STORED DATA:
--

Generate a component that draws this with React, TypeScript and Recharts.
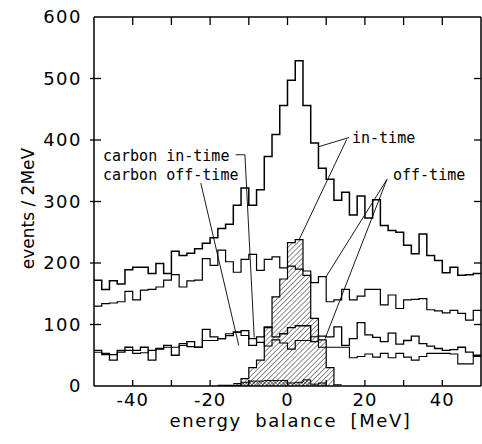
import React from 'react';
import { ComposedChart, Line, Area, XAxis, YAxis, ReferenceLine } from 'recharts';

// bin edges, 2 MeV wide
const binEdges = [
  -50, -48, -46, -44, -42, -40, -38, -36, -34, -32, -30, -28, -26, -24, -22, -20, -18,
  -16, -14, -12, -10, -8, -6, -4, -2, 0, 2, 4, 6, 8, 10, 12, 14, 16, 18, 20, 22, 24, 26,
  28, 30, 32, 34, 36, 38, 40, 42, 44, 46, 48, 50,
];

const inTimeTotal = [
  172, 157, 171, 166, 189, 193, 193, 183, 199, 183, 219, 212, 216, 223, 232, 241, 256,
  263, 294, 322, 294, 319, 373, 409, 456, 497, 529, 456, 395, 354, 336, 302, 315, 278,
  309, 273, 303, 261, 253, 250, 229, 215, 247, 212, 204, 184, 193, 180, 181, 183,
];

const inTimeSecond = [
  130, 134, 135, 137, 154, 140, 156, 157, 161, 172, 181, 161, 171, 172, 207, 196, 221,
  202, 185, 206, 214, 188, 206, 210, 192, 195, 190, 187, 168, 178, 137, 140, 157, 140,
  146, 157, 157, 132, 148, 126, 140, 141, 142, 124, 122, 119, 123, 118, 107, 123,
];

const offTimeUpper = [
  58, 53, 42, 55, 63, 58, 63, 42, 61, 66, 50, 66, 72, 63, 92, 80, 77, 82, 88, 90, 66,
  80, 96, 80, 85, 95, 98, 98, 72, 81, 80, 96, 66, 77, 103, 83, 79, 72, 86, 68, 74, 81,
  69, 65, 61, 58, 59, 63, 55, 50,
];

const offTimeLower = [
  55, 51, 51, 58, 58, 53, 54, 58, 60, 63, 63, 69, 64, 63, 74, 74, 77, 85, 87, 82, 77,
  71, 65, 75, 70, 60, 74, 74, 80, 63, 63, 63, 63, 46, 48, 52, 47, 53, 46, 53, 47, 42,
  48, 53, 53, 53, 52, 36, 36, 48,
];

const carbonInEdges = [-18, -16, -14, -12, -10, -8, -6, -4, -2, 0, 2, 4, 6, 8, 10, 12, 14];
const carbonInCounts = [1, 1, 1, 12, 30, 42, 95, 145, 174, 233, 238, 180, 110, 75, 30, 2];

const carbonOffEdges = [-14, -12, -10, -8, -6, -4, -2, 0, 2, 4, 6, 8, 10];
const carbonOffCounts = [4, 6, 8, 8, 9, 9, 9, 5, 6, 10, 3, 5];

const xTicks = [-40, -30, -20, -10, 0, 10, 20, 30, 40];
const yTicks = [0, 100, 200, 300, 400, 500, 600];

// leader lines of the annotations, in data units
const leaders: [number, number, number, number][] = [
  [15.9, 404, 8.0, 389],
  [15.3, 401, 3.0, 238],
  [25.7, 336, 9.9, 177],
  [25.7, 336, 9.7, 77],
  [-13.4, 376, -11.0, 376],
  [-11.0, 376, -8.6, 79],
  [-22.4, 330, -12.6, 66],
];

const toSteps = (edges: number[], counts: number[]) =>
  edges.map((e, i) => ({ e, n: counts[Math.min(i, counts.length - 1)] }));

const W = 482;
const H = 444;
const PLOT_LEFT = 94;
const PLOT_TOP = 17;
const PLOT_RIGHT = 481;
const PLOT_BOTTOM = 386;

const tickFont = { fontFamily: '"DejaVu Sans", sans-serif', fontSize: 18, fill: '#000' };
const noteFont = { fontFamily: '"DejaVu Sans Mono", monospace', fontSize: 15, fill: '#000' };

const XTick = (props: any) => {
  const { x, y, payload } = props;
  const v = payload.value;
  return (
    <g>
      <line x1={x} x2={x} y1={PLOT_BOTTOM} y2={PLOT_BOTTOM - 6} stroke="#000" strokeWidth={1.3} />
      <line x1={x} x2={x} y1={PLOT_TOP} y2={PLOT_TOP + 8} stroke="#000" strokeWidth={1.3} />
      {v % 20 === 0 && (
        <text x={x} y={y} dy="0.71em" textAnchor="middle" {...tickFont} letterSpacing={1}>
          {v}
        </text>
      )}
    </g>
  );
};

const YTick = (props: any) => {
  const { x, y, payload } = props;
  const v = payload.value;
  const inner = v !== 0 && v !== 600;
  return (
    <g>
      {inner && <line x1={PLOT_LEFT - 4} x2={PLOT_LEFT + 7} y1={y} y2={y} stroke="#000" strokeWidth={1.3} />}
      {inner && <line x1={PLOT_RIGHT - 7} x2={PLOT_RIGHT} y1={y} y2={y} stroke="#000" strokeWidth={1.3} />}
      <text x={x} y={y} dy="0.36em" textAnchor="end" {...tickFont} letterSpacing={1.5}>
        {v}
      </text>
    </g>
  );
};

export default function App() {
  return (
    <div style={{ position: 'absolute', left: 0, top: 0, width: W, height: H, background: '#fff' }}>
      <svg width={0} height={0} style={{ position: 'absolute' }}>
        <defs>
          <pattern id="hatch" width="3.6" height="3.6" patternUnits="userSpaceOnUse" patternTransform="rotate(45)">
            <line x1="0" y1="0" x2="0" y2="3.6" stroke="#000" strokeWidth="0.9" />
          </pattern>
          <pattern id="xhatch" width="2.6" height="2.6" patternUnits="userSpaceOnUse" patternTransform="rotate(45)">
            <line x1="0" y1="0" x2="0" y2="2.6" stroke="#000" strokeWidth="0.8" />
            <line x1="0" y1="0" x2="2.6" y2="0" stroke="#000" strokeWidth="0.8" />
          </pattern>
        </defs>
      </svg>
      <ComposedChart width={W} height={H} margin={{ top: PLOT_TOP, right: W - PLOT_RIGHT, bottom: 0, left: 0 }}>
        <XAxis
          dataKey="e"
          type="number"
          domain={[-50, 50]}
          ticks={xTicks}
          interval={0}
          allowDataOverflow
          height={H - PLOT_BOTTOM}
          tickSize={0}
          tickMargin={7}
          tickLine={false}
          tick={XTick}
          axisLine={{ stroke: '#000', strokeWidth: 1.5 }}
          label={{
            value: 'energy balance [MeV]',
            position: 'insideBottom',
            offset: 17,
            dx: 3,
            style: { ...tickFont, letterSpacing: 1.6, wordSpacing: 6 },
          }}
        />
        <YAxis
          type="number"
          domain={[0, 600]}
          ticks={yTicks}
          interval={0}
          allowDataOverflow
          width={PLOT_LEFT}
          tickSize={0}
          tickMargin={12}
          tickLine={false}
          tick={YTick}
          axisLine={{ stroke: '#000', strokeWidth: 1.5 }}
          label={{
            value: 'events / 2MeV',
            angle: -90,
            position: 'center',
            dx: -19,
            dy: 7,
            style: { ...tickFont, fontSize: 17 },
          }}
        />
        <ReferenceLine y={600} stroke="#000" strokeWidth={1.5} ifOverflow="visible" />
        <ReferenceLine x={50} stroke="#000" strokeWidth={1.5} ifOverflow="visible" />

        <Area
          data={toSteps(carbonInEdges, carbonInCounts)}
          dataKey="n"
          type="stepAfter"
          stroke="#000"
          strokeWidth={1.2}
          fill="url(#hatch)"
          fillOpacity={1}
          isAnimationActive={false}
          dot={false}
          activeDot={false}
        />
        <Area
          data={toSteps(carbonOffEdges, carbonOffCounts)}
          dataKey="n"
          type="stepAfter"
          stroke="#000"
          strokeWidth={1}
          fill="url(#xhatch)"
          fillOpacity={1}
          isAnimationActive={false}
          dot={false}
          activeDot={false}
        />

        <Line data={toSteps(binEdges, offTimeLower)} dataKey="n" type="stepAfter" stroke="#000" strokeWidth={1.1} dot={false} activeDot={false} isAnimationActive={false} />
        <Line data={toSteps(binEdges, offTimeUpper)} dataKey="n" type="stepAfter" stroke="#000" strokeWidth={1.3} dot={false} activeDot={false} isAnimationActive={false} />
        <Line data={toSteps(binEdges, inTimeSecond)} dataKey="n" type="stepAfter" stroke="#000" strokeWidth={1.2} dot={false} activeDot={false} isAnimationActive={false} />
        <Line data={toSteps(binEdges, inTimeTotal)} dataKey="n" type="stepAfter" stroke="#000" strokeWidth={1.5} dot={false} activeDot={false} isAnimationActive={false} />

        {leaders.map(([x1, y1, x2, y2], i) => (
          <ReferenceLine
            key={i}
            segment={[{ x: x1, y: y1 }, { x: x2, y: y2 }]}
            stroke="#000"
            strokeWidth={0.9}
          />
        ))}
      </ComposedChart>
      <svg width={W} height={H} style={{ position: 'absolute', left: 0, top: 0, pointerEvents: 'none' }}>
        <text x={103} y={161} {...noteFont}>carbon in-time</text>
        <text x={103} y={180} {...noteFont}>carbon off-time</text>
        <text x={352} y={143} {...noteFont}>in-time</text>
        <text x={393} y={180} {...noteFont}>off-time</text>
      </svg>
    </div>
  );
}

--

TASK GOAL: Transcribe exactly, with no pictures, the lines running from the first line of the material through the line holding "const yTicks = [0, 100, 200, 300, 400, 500, 600];".

TASK SOLUTION:
Generate a component that draws this with React, TypeScript and Recharts.
import React from 'react';
import { ComposedChart, Line, Area, XAxis, YAxis, ReferenceLine } from 'recharts';

// bin edges, 2 MeV wide
const binEdges = [
  -50, -48, -46, -44, -42, -40, -38, -36, -34, -32, -30, -28, -26, -24, -22, -20, -18,
  -16, -14, -12, -10, -8, -6, -4, -2, 0, 2, 4, 6, 8, 10, 12, 14, 16, 18, 20, 22, 24, 26,
  28, 30, 32, 34, 36, 38, 40, 42, 44, 46, 48, 50,
];

const inTimeTotal = [
  172, 157, 171, 166, 189, 193, 193, 183, 199, 183, 219, 212, 216, 223, 232, 241, 256,
  263, 294, 322, 294, 319, 373, 409, 456, 497, 529, 456, 395, 354, 336, 302, 315, 278,
  309, 273, 303, 261, 253, 250, 229, 215, 247, 212, 204, 184, 193, 180, 181, 183,
];

const inTimeSecond = [
  130, 134, 135, 137, 154, 140, 156, 157, 161, 172, 181, 161, 171, 172, 207, 196, 221,
  202, 185, 206, 214, 188, 206, 210, 192, 195, 190, 187, 168, 178, 137, 140, 157, 140,
  146, 157, 157, 132, 148, 126, 140, 141, 142, 124, 122, 119, 123, 118, 107, 123,
];

const offTimeUpper = [
  58, 53, 42, 55, 63, 58, 63, 42, 61, 66, 50, 66, 72, 63, 92, 80, 77, 82, 88, 90, 66,
  80, 96, 80, 85, 95, 98, 98, 72, 81, 80, 96, 66, 77, 103, 83, 79, 72, 86, 68, 74, 81,
  69, 65, 61, 58, 59, 63, 55, 50,
];

const offTimeLower = [
  55, 51, 51, 58, 58, 53, 54, 58, 60, 63, 63, 69, 64, 63, 74, 74, 77, 85, 87, 82, 77,
  71, 65, 75, 70, 60, 74, 74, 80, 63, 63, 63, 63, 46, 48, 52, 47, 53, 46, 53, 47, 42,
  48, 53, 53, 53, 52, 36, 36, 48,
];

const carbonInEdges = [-18, -16, -14, -12, -10, -8, -6, -4, -2, 0, 2, 4, 6, 8, 10, 12, 14];
const carbonInCounts = [1, 1, 1, 12, 30, 42, 95, 145, 174, 233, 238, 180, 110, 75, 30, 2];

const carbonOffEdges = [-14, -12, -10, -8, -6, -4, -2, 0, 2, 4, 6, 8, 10];
const carbonOffCounts = [4, 6, 8, 8, 9, 9, 9, 5, 6, 10, 3, 5];

const xTicks = [-40, -30, -20, -10, 0, 10, 20, 30, 40];
const yTicks = [0, 100, 200, 300, 400, 500, 600];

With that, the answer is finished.